Required task =
Restate the data below word for word. Skip any images it contains.

Source material =
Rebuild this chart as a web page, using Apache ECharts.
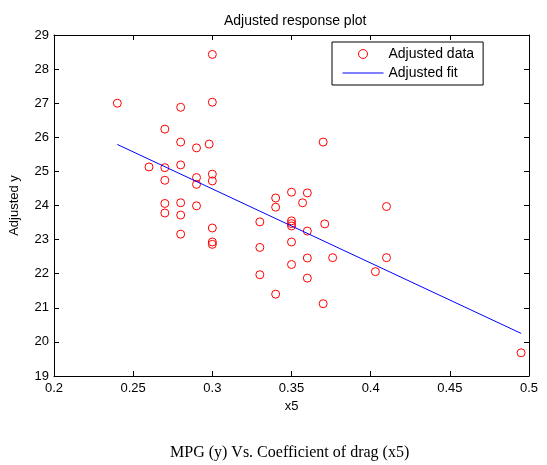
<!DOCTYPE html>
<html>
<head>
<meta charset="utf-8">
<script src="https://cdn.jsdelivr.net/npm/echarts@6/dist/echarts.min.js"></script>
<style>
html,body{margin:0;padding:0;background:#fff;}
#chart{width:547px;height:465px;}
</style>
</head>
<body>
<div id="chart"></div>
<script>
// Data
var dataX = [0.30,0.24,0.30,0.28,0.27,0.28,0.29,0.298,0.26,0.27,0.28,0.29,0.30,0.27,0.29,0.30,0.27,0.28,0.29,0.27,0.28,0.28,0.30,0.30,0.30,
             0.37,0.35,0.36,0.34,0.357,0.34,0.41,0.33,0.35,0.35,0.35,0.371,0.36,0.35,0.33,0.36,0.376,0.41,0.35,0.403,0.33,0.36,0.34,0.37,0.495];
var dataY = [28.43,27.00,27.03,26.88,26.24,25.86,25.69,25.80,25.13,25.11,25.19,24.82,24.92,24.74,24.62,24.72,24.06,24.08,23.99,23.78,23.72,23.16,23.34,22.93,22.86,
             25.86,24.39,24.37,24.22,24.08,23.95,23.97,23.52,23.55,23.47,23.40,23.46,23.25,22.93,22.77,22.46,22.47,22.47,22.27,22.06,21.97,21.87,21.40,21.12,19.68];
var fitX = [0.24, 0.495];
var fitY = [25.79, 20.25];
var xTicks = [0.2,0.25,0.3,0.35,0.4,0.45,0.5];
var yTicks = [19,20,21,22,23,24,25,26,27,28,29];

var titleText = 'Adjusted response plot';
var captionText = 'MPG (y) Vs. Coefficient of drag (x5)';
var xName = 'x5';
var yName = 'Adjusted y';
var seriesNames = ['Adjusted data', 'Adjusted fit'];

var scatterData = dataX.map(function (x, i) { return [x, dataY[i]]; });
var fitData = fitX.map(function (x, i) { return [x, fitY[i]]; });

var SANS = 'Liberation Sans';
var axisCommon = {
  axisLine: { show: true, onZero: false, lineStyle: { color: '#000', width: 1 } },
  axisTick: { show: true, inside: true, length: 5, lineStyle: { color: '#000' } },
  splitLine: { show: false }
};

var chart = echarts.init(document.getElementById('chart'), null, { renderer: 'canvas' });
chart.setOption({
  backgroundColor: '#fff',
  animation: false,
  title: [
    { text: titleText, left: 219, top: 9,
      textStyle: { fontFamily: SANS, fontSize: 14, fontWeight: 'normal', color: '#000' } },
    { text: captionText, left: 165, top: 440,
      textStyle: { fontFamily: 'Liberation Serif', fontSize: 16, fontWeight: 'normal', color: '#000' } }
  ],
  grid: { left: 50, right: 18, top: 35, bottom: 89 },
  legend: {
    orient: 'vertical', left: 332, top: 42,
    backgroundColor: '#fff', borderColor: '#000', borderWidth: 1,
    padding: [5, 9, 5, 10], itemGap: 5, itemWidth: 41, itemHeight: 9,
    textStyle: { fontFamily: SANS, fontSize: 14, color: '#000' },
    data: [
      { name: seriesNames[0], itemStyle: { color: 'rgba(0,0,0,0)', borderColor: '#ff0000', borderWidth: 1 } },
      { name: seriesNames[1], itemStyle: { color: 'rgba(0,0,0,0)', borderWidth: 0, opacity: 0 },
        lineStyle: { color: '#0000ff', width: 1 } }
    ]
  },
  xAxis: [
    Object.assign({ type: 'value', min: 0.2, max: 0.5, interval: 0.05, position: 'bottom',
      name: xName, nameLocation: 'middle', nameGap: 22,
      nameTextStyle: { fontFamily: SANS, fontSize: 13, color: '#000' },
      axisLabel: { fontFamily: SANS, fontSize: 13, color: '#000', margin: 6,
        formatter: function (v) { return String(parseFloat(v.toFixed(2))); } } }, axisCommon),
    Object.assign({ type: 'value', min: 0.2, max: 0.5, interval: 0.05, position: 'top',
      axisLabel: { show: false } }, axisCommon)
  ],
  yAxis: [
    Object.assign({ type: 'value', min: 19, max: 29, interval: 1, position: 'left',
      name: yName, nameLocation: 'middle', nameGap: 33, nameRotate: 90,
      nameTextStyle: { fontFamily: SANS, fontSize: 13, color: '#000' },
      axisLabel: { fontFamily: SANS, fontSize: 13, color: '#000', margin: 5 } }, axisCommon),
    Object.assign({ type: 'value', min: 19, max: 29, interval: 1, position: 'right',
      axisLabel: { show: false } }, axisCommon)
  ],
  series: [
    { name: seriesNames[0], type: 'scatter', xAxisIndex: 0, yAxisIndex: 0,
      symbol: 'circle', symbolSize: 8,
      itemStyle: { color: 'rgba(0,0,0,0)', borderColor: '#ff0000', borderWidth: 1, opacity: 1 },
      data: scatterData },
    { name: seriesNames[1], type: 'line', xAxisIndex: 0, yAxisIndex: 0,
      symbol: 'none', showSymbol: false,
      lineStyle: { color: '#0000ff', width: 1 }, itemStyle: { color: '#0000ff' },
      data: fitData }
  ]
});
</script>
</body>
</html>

Solution =
Rebuild this chart as a web page, using Apache ECharts.
<!DOCTYPE html>
<html>
<head>
<meta charset="utf-8">
<script src="https://cdn.jsdelivr.net/npm/echarts@6/dist/echarts.min.js"></script>
<style>
html,body{margin:0;padding:0;background:#fff;}
#chart{width:547px;height:465px;}
</style>
</head>
<body>
<div id="chart"></div>
<script>
// Data
var dataX = [0.30,0.24,0.30,0.28,0.27,0.28,0.29,0.298,0.26,0.27,0.28,0.29,0.30,0.27,0.29,0.30,0.27,0.28,0.29,0.27,0.28,0.28,0.30,0.30,0.30,
             0.37,0.35,0.36,0.34,0.357,0.34,0.41,0.33,0.35,0.35,0.35,0.371,0.36,0.35,0.33,0.36,0.376,0.41,0.35,0.403,0.33,0.36,0.34,0.37,0.495];
var dataY = [28.43,27.00,27.03,26.88,26.24,25.86,25.69,25.80,25.13,25.11,25.19,24.82,24.92,24.74,24.62,24.72,24.06,24.08,23.99,23.78,23.72,23.16,23.34,22.93,22.86,
             25.86,24.39,24.37,24.22,24.08,23.95,23.97,23.52,23.55,23.47,23.40,23.46,23.25,22.93,22.77,22.46,22.47,22.47,22.27,22.06,21.97,21.87,21.40,21.12,19.68];
var fitX = [0.24, 0.495];
var fitY = [25.79, 20.25];
var xTicks = [0.2,0.25,0.3,0.35,0.4,0.45,0.5];
var yTicks = [19,20,21,22,23,24,25,26,27,28,29];

var titleText = 'Adjusted response plot';
var captionText = 'MPG (y) Vs. Coefficient of drag (x5)';
var xName = 'x5';
var yName = 'Adjusted y';
var seriesNames = ['Adjusted data', 'Adjusted fit'];

var scatterData = dataX.map(function (x, i) { return [x, dataY[i]]; });
var fitData = fitX.map(function (x, i) { return [x, fitY[i]]; });

var SANS = 'Liberation Sans';
var axisCommon = {
  axisLine: { show: true, onZero: false, lineStyle: { color: '#000', width: 1 } },
  axisTick: { show: true, inside: true, length: 5, lineStyle: { color: '#000' } },
  splitLine: { show: false }
};

var chart = echarts.init(document.getElementById('chart'), null, { renderer: 'canvas' });
chart.setOption({
  backgroundColor: '#fff',
  animation: false,
  title: [
    { text: titleText, left: 219, top: 9,
      textStyle: { fontFamily: SANS, fontSize: 14, fontWeight: 'normal', color: '#000' } },
    { text: captionText, left: 165, top: 440,
      textStyle: { fontFamily: 'Liberation Serif', fontSize: 16, fontWeight: 'normal', color: '#000' } }
  ],
  grid: { left: 50, right: 18, top: 35, bottom: 89 },
  legend: {
    orient: 'vertical', left: 332, top: 42,
    backgroundColor: '#fff', borderColor: '#000', borderWidth: 1,
    padding: [5, 9, 5, 10], itemGap: 5, itemWidth: 41, itemHeight: 9,
    textStyle: { fontFamily: SANS, fontSize: 14, color: '#000' },
    data: [
      { name: seriesNames[0], itemStyle: { color: 'rgba(0,0,0,0)', borderColor: '#ff0000', borderWidth: 1 } },
      { name: seriesNames[1], itemStyle: { color: 'rgba(0,0,0,0)', borderWidth: 0, opacity: 0 },
        lineStyle: { color: '#0000ff', width: 1 } }
    ]
  },
  xAxis: [
    Object.assign({ type: 'value', min: 0.2, max: 0.5, interval: 0.05, position: 'bottom',
      name: xName, nameLocation: 'middle', nameGap: 22,
      nameTextStyle: { fontFamily: SANS, fontSize: 13, color: '#000' },
      axisLabel: { fontFamily: SANS, fontSize: 13, color: '#000', margin: 6,
        formatter: function (v) { return String(parseFloat(v.toFixed(2))); } } }, axisCommon),
    Object.assign({ type: 'value', min: 0.2, max: 0.5, interval: 0.05, position: 'top',
      axisLabel: { show: false } }, axisCommon)
  ],
  yAxis: [
    Object.assign({ type: 'value', min: 19, max: 29, interval: 1, position: 'left',
      name: yName, nameLocation: 'middle', nameGap: 33, nameRotate: 90,
      nameTextStyle: { fontFamily: SANS, fontSize: 13, color: '#000' },
      axisLabel: { fontFamily: SANS, fontSize: 13, color: '#000', margin: 5 } }, axisCommon),
    Object.assign({ type: 'value', min: 19, max: 29, interval: 1, position: 'right',
      axisLabel: { show: false } }, axisCommon)
  ],
  series: [
    { name: seriesNames[0], type: 'scatter', xAxisIndex: 0, yAxisIndex: 0,
      symbol: 'circle', symbolSize: 8,
      itemStyle: { color: 'rgba(0,0,0,0)', borderColor: '#ff0000', borderWidth: 1, opacity: 1 },
      data: scatterData },
    { name: seriesNames[1], type: 'line', xAxisIndex: 0, yAxisIndex: 0,
      symbol: 'none', showSymbol: false,
      lineStyle: { color: '#0000ff', width: 1 }, itemStyle: { color: '#0000ff' },
      data: fitData }
  ]
});
</script>
</body>
</html>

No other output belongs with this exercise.